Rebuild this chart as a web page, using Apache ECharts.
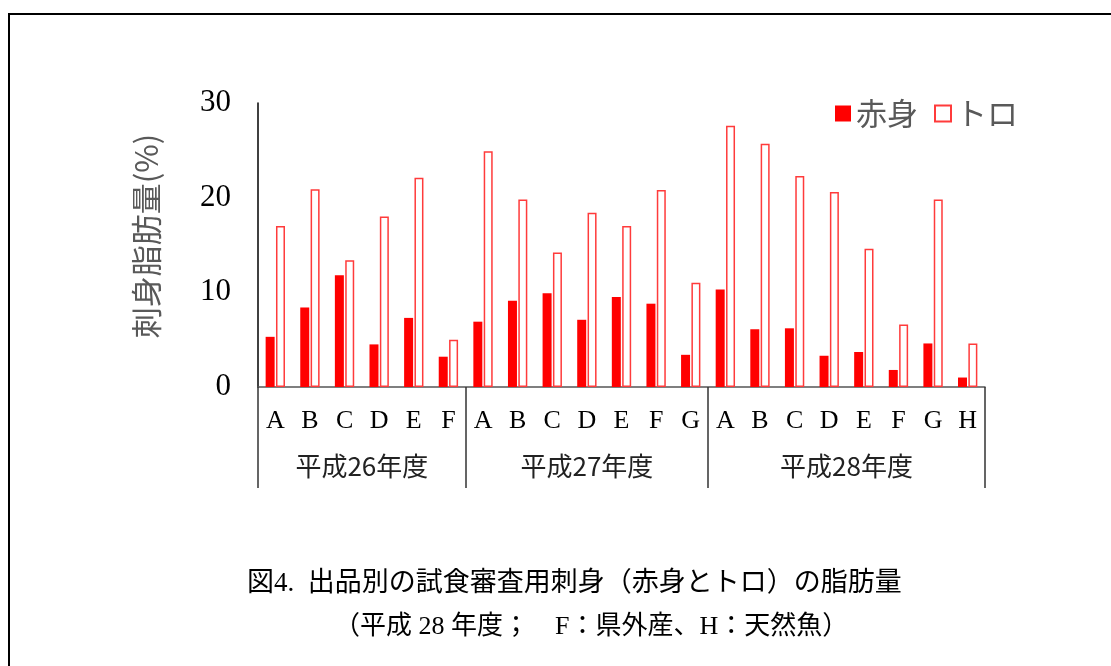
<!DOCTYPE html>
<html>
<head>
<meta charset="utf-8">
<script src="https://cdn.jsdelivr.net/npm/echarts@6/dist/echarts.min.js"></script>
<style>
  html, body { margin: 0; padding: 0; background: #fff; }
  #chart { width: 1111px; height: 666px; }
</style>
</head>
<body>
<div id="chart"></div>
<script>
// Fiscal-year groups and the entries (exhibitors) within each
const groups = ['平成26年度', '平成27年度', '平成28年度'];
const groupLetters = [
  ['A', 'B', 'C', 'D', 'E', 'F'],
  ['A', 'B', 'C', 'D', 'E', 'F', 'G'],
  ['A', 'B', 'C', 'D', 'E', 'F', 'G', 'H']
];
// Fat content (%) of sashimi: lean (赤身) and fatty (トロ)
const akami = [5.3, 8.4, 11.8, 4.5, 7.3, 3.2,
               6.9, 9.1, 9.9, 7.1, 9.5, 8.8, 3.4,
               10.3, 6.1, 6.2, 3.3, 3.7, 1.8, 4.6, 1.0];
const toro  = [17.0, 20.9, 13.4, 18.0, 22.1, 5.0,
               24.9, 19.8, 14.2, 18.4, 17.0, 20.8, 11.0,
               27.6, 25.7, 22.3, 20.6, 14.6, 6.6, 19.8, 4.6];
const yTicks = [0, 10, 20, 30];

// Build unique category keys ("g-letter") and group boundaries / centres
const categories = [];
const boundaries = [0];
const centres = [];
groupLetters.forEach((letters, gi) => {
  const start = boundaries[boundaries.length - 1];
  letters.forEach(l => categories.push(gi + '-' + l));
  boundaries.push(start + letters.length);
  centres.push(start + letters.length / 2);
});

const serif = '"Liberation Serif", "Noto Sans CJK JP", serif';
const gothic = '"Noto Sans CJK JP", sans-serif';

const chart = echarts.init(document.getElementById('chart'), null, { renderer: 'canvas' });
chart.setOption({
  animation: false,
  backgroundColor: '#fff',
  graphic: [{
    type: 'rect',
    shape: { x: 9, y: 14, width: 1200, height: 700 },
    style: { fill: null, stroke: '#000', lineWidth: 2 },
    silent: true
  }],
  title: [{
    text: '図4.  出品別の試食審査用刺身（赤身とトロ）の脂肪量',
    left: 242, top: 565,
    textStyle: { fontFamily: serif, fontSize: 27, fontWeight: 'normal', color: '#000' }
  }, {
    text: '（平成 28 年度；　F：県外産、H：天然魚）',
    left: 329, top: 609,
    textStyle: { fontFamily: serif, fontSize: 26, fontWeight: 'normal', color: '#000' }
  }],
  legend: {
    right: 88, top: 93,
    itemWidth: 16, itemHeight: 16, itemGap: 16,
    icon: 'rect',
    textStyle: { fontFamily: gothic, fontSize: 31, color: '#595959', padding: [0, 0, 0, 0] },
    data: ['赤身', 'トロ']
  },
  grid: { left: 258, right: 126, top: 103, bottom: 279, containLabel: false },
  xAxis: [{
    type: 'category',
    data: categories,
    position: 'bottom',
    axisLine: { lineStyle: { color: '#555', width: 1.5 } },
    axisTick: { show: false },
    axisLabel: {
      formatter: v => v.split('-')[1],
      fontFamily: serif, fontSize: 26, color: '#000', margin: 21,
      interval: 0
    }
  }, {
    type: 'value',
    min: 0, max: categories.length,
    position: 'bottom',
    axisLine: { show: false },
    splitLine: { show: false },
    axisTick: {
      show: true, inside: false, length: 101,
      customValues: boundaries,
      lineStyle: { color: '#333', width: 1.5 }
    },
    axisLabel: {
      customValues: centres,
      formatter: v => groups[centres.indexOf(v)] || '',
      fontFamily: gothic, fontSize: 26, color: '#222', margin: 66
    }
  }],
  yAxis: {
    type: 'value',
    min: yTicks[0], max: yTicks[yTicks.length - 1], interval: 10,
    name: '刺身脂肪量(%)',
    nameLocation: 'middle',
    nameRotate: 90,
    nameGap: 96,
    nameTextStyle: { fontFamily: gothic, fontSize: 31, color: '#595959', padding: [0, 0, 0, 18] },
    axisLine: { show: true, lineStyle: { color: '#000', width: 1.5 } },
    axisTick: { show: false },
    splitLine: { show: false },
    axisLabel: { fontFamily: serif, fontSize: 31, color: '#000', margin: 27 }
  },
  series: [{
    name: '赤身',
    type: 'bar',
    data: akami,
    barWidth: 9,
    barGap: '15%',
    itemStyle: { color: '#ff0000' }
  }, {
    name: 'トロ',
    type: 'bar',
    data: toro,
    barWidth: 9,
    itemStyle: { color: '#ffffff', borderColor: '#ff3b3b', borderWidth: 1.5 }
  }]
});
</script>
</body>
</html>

---

▸ **WHAT IS NEEDED**:
In your copy, leave out the pictures and reproduce the material above exactly.

▸ **CORRECT OUTPUT**:
Rebuild this chart as a web page, using Apache ECharts.
<!DOCTYPE html>
<html>
<head>
<meta charset="utf-8">
<script src="https://cdn.jsdelivr.net/npm/echarts@6/dist/echarts.min.js"></script>
<style>
  html, body { margin: 0; padding: 0; background: #fff; }
  #chart { width: 1111px; height: 666px; }
</style>
</head>
<body>
<div id="chart"></div>
<script>
// Fiscal-year groups and the entries (exhibitors) within each
const groups = ['平成26年度', '平成27年度', '平成28年度'];
const groupLetters = [
  ['A', 'B', 'C', 'D', 'E', 'F'],
  ['A', 'B', 'C', 'D', 'E', 'F', 'G'],
  ['A', 'B', 'C', 'D', 'E', 'F', 'G', 'H']
];
// Fat content (%) of sashimi: lean (赤身) and fatty (トロ)
const akami = [5.3, 8.4, 11.8, 4.5, 7.3, 3.2,
               6.9, 9.1, 9.9, 7.1, 9.5, 8.8, 3.4,
               10.3, 6.1, 6.2, 3.3, 3.7, 1.8, 4.6, 1.0];
const toro  = [17.0, 20.9, 13.4, 18.0, 22.1, 5.0,
               24.9, 19.8, 14.2, 18.4, 17.0, 20.8, 11.0,
               27.6, 25.7, 22.3, 20.6, 14.6, 6.6, 19.8, 4.6];
const yTicks = [0, 10, 20, 30];

// Build unique category keys ("g-letter") and group boundaries / centres
const categories = [];
const boundaries = [0];
const centres = [];
groupLetters.forEach((letters, gi) => {
  const start = boundaries[boundaries.length - 1];
  letters.forEach(l => categories.push(gi + '-' + l));
  boundaries.push(start + letters.length);
  centres.push(start + letters.length / 2);
});

const serif = '"Liberation Serif", "Noto Sans CJK JP", serif';
const gothic = '"Noto Sans CJK JP", sans-serif';

const chart = echarts.init(document.getElementById('chart'), null, { renderer: 'canvas' });
chart.setOption({
  animation: false,
  backgroundColor: '#fff',
  graphic: [{
    type: 'rect',
    shape: { x: 9, y: 14, width: 1200, height: 700 },
    style: { fill: null, stroke: '#000', lineWidth: 2 },
    silent: true
  }],
  title: [{
    text: '図4.  出品別の試食審査用刺身（赤身とトロ）の脂肪量',
    left: 242, top: 565,
    textStyle: { fontFamily: serif, fontSize: 27, fontWeight: 'normal', color: '#000' }
  }, {
    text: '（平成 28 年度；　F：県外産、H：天然魚）',
    left: 329, top: 609,
    textStyle: { fontFamily: serif, fontSize: 26, fontWeight: 'normal', color: '#000' }
  }],
  legend: {
    right: 88, top: 93,
    itemWidth: 16, itemHeight: 16, itemGap: 16,
    icon: 'rect',
    textStyle: { fontFamily: gothic, fontSize: 31, color: '#595959', padding: [0, 0, 0, 0] },
    data: ['赤身', 'トロ']
  },
  grid: { left: 258, right: 126, top: 103, bottom: 279, containLabel: false },
  xAxis: [{
    type: 'category',
    data: categories,
    position: 'bottom',
    axisLine: { lineStyle: { color: '#555', width: 1.5 } },
    axisTick: { show: false },
    axisLabel: {
      formatter: v => v.split('-')[1],
      fontFamily: serif, fontSize: 26, color: '#000', margin: 21,
      interval: 0
    }
  }, {
    type: 'value',
    min: 0, max: categories.length,
    position: 'bottom',
    axisLine: { show: false },
    splitLine: { show: false },
    axisTick: {
      show: true, inside: false, length: 101,
      customValues: boundaries,
      lineStyle: { color: '#333', width: 1.5 }
    },
    axisLabel: {
      customValues: centres,
      formatter: v => groups[centres.indexOf(v)] || '',
      fontFamily: gothic, fontSize: 26, color: '#222', margin: 66
    }
  }],
  yAxis: {
    type: 'value',
    min: yTicks[0], max: yTicks[yTicks.length - 1], interval: 10,
    name: '刺身脂肪量(%)',
    nameLocation: 'middle',
    nameRotate: 90,
    nameGap: 96,
    nameTextStyle: { fontFamily: gothic, fontSize: 31, color: '#595959', padding: [0, 0, 0, 18] },
    axisLine: { show: true, lineStyle: { color: '#000', width: 1.5 } },
    axisTick: { show: false },
    splitLine: { show: false },
    axisLabel: { fontFamily: serif, fontSize: 31, color: '#000', margin: 27 }
  },
  series: [{
    name: '赤身',
    type: 'bar',
    data: akami,
    barWidth: 9,
    barGap: '15%',
    itemStyle: { color: '#ff0000' }
  }, {
    name: 'トロ',
    type: 'bar',
    data: toro,
    barWidth: 9,
    itemStyle: { color: '#ffffff', borderColor: '#ff3b3b', borderWidth: 1.5 }
  }]
});
</script>
</body>
</html>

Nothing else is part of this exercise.